Cette indépendance est somme toute symbolique. Toutefois, il existe un véritable vide juridique dans cet exemple de micro-nation auto-proclamée. De par le monde, il en existe une bonne cinquantaine : le Sealand, qui se situe non loin des côtes britanniques, la République de Molossia, au Nevada, La Principauté de Hutt River ou celle de Wy, en Australie, par exemple. La plupart sont minuscules, mais certaines font valoir des territoires plus importants que Saint-Marin, Monaco ou le Liechtenstein.

Ces micro-nations se sont réunies en 2010 à Sydney pour faire valoir leurs droits et leur souveraineté un tantinet ambiguë, mais presque réelle, notamment pour les quelques-unes qui se situent hors des limites territoriales des vraies nations.

En 2009, soit un an avant de fêter le 40ème anniversaire de son « indépendance », sa majesté le Prince Léonard de la Principauté de Hutt River, en Australie-Occidentale, tamponnait des lettres dans sa poste. Mal fagoté dans son territoire — un peu décati, à son image, somme toute — ressemble à une île lointaine assiégée par le néant du désert. Le sable vient lécher les portes de sa Principauté où les mouches sont plus nombreuses que ses sujets. Mais là aussi, il y a un Prince, une Princesse, des timbres, une chapelle dans laquelle trône un portrait du Prince et de la Princesse. La Principauté est née d’un litige sur les restrictions sur les quotas de blé que voulait instituer le Gouvernement Australien de l’époque. A l’époque en 1970, fermier de son état, Léonard Casley a déclaré la guerre à son pays. Lequel n’a pas daigné répondre. Depuis ce cessez-le-feu unilatéral, la Principauté a fait son petit bonhomme de chemin.

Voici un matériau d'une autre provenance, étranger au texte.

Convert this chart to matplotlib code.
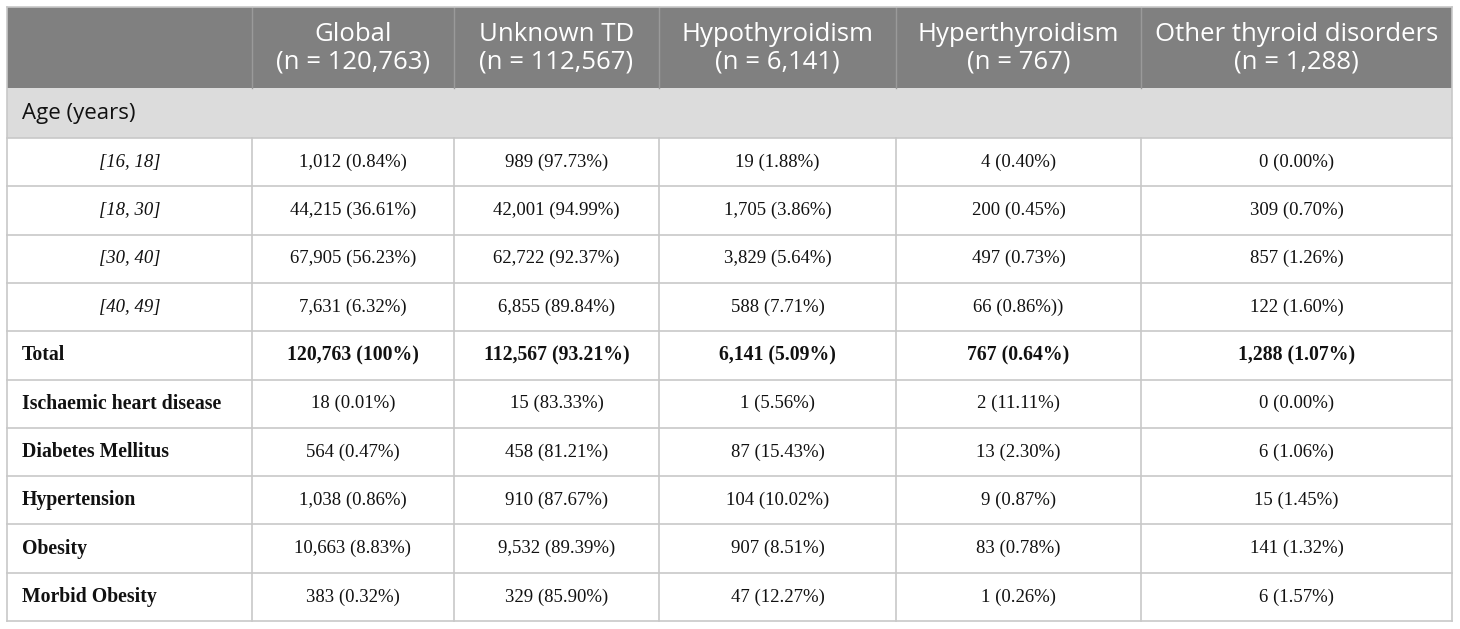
import matplotlib
matplotlib.use("Agg")
import matplotlib.pyplot as plt
from matplotlib.patches import Rectangle

# ---- data ----
columns = ["Global\n(n = 120,763)", "Unknown TD\n(n = 112,567)", "Hypothyroidism\n(n = 6,141)",
           "Hyperthyroidism\n(n = 767)", "Other thyroid disorders\n(n = 1,288)"]
section_label = "Age (years)"
age_labels = ["[16, 18]", "[18, 30]", "[30, 40]", "[40, 49]"]
age_values = [
    ["1,012 (0.84%)", "989 (97.73%)", "19 (1.88%)", "4 (0.40%)", "0 (0.00%)"],
    ["44,215 (36.61%)", "42,001 (94.99%)", "1,705 (3.86%)", "200 (0.45%)", "309 (0.70%)"],
    ["67,905 (56.23%)", "62,722 (92.37%)", "3,829 (5.64%)", "497 (0.73%)", "857 (1.26%)"],
    ["7,631 (6.32%)", "6,855 (89.84%)", "588 (7.71%)", "66 (0.86%))", "122 (1.60%)"],
]
total_label = "Total"
total_values = ["120,763 (100%)", "112,567 (93.21%)", "6,141 (5.09%)", "767 (0.64%)", "1,288 (1.07%)"]
cond_labels = ["Ischaemic heart disease", "Diabetes Mellitus", "Hypertension", "Obesity", "Morbid Obesity"]
cond_values = [
    ["18 (0.01%)", "15 (83.33%)", "1 (5.56%)", "2 (11.11%)", "0 (0.00%)"],
    ["564 (0.47%)", "458 (81.21%)", "87 (15.43%)", "13 (2.30%)", "6 (1.06%)"],
    ["1,038 (0.86%)", "910 (87.67%)", "104 (10.02%)", "9 (0.87%)", "15 (1.45%)"],
    ["10,663 (8.83%)", "9,532 (89.39%)", "907 (8.51%)", "83 (0.78%)", "141 (1.32%)"],
    ["383 (0.32%)", "329 (85.90%)", "47 (12.27%)", "1 (0.26%)", "6 (1.57%)"],
]

# ---- layout (pixels) ----
W, H = 1460, 629
col_edges = [7, 252, 454, 659, 896, 1141, 1452]
header_top, header_bot = 7, 88
section_bot = 138
row_h = (621 - section_bot) / 10.0

HEADER_BG = "#808080"
SECTION_BG = "#dcdcdc"
GRID = "#c8c8c8"
TEXT = "#111111"

fig = plt.figure(figsize=(W / 100, H / 100), dpi=100)
ax = fig.add_axes([0, 0, 1, 1])
ax.set_xlim(0, W)
ax.set_ylim(H, 0)
ax.axis("off")

left, right = col_edges[0], col_edges[-1]

# header
ax.add_patch(Rectangle((left, header_top), right - left, header_bot - header_top,
                       facecolor=HEADER_BG, edgecolor="none"))
for x in col_edges[1:-1]:
    ax.plot([x, x], [header_top, header_bot], color="#9a9a9a", lw=1)
for i, c in enumerate(columns):
    cx = (col_edges[i + 1] + col_edges[i + 2]) / 2
    ax.text(cx, (header_top + header_bot) / 2 + 1, c, ha="center", va="center",
            color="white", fontsize=18.5, family="Open Sans", linespacing=1.12)

# section row
ax.add_patch(Rectangle((left, header_bot), right - left, section_bot - header_bot,
                       facecolor=SECTION_BG, edgecolor="none"))
ax.text(left + 15, (header_bot + section_bot) / 2, section_label, ha="left", va="center",
        color=TEXT, fontsize=16, family="Open Sans")

# body rows
rows = []
for lab, vals in zip(age_labels, age_values):
    rows.append((lab, vals, "italic", "normal", "center"))
rows.append((total_label, total_values, "normal", "bold", "left"))
for lab, vals in zip(cond_labels, cond_values):
    rows.append((lab, vals, "normal", "bold", "left"))

for r, (lab, vals, style, weight, align) in enumerate(rows):
    y0 = section_bot + r * row_h
    yc = y0 + row_h / 2
    lsize = 13.5 if weight == "normal" else 14.2
    if align == "center":
        ax.text((col_edges[0] + col_edges[1]) / 2, yc, lab, ha="center", va="center",
                color=TEXT, fontsize=lsize, family="Liberation Serif", style=style, weight=weight)
    else:
        ax.text(left + 15, yc, lab, ha="left", va="center",
                color=TEXT, fontsize=lsize, family="Liberation Serif", style=style, weight=weight)
    is_total = lab == total_label
    vweight = "bold" if is_total else "normal"
    vsize = 14.2 if is_total else 13.5
    for i, v in enumerate(vals):
        cx = (col_edges[i + 1] + col_edges[i + 2]) / 2
        ax.text(cx, yc, v, ha="center", va="center", color=TEXT, fontsize=vsize,
                family="Liberation Serif", weight=vweight)

# grid lines
for r in range(1, len(rows) + 1):
    y = section_bot + r * row_h
    ax.plot([left, right], [y, y], color=GRID, lw=1.2)
ax.plot([left, right], [section_bot, section_bot], color=GRID, lw=1.2)
for x in col_edges[1:-1]:
    ax.plot([x, x], [section_bot, section_bot + len(rows) * row_h], color=GRID, lw=1.2)
for x in (left, right):
    ax.plot([x, x], [header_top, section_bot + len(rows) * row_h], color=GRID, lw=1.2)
ax.plot([left, right], [header_top, header_top], color=GRID, lw=1.2)

fig.savefig("out.png", dpi=100, facecolor="white")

Bien entendu, le Prince a demandé la reconnaissance officielle. Mis à part ses collègues des autres micro-nations auto-proclamées, personne n’a répondu à sa requête, même si beaucoup lui ont envoyé des lettres d’encouragement ou de politesse.

Entourée par le sable et envahie de carcasse rouillée, la Principauté ne paye pas de mine. Elle ne paye pas non plus d’impôts, ce qui laisse songeur. Elle délivre des visas pour une journée, tamponne le passeport, vend des timbres pour subsister, possède sa propre Société (non reconnue) de la Croix-Rouge et sa monnaie frappée à son effigie. Sur les murs fleurissent des lettres, dont une signée de la main du pape Jean-Paul II. Moderne, le Prince a adopté la stratégie des produits dérivés. Des tasses à son effigie ou de celle de son épouse, des stylos, des briquets, des assiettes sont à vendre dans le petit magasin poussiéreux.

Des litiges personnels sont à l’origine de ces Etats : des ennuis avec les impôts, avec le Gouvernement local, régional, national, des velléités indépendantistes ou tout simplement une mauvaise humeur diffuse mais tenace contre le monde entier en général. Et avec un bon avocat et une opportune jurisprudence jonglant avec les vides juridiques et des Cours qui se déclarent non compétentes, il semble que l’on peut aller loin.

Aujourd’hui, les litiges avec autrui ne manquent pas. Si on n’a rien à faire, pourquoi ne pas créer sa propre micro-nation ? Un avocat s’avère toutefois utile. Pour le payer, on peut se faire un site internet avec logo et drapeau, y vendre ses produits dérivés et ses timbres, faire payer les visas de visiteur, se débrouiller pour ne pas payer d’impôts. Un chien féroce se chargerait de la sécurité. On pourrait même voyager à l’étranger, prendre des jets privés et se languir dans les palaces des dictateurs aux abois.

On pourrait même se faire appeler Votre Altesse.